In 2001, Lacroix stepped down from her 22-year career in office product sales to "start from scratch" and open Wheelchair Escapes.
Wheelchair Escapes specializes in booking accessible cruises, but there's no limit to the kind of trips planned by Lacroix. She's planned trips for travelers with disabilities to such spectacular places as Egypt, Italy and France.
There's a great demand for accessible travel agencies, says Lacroix. Once people discover Wheelchair Escapes, they call and ask, "Where have you been? Do you know how many of us are looking for you?"
Meeting the demand
Founded in 1994 by Ann Litt, Undiscovered Britain & Ireland (www.undiscoveredbritain.com) in Philadelphia became an accessible travel agency a few years later, after Litt's cousin, who has MS and uses a power wheelchair, asked her to help plan a trip to London for him and his wife.
The couple went to a local MS support group and shared pictures of their vacation with everyone.
"The day after the meeting my phone started ringing with other people in the chapter who saw the pictures and wanted to go to Britain, too," says Litt, a certified accessible travel specialist and a member of SATH. "It started out with this one phone call and it just sort of blossomed."
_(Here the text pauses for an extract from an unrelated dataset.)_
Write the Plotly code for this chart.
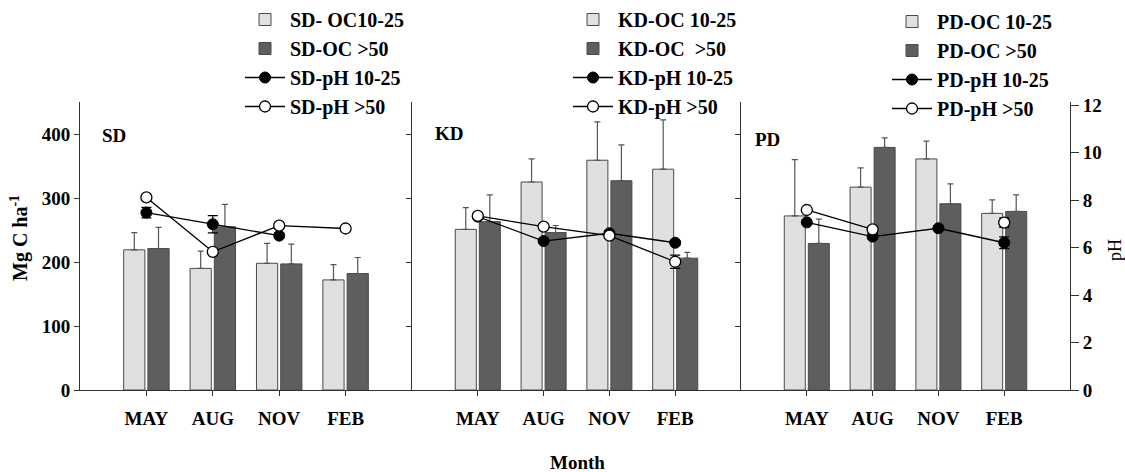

People with disabilities are now more than half of the agency's clientele, and they're traveling through England, Scotland, Wales, Ireland and parts of France. Undiscovered Britain & Ireland specializes in arranging accessible tours for travelers with disabilities.
Cyndi Segroves, who has facioscapulohumeral muscular dystrophy (FSHD) and uses a power wheelchair, is a certified accessible travel specialist and owner of All Access Travel (www.allaccesstravel.com) in Tucson, Ariz.
Like Lacroix, Segroves also learned firsthand the problems associated with traveling from a wheelchair and refused to be limited in her travels.
"When I talked to travel agents here in Tucson, most of them said, 'If you're disabled or using a wheelchair you need to ei-ther go to Disneyland or Las Vegas,' and I was like, 'Well, I've been there, done that. Give me something more challenging or more interesting,'" says Segroves, also a member of SATH.
"I didn't like the fact that travel agents were trying to keep people in the United States because that's what's easiest for them to book."
Last January, Segroves opened All Access Travel because she wanted people to have more options. Travelers with disabilities shouldn't have to be limited to certain destinations or certain activities during their stay, she says.
"I don't want to tell [clients] that they have to stay in the U.S or tell them where they should go," she says. "I want them to tell me where they want to go, and I figure out a way to make that happen."
Segroves has traveled to Australia, China, the Caribbean islands as well as 38 states in the United States. Currently, she's planning a trip to Japan for a client.
Setting the trend
It's important to remember that ADA rules and regulations apply only in the United States and that other countries have different standards of accessibility. That's why it's a good idea to go to a travel agent who's familiar with disability issues in the desired country.
"Within the last year, more agencies are focusing on people with disabilities and I think that's great," Segroves says. "I think the more that people ask for accessible accommodations, the more it's going to be available to them."
Services provided by accessible travel agencies will become even more popular with the aging of the baby boomers, adds Segroves.
"They've had a lot of experience with traveling in the past and want to continue traveling, and they're gonna need additional accommodations to meet their needs," she says. "I think accessibility in this country and around the world will be improved."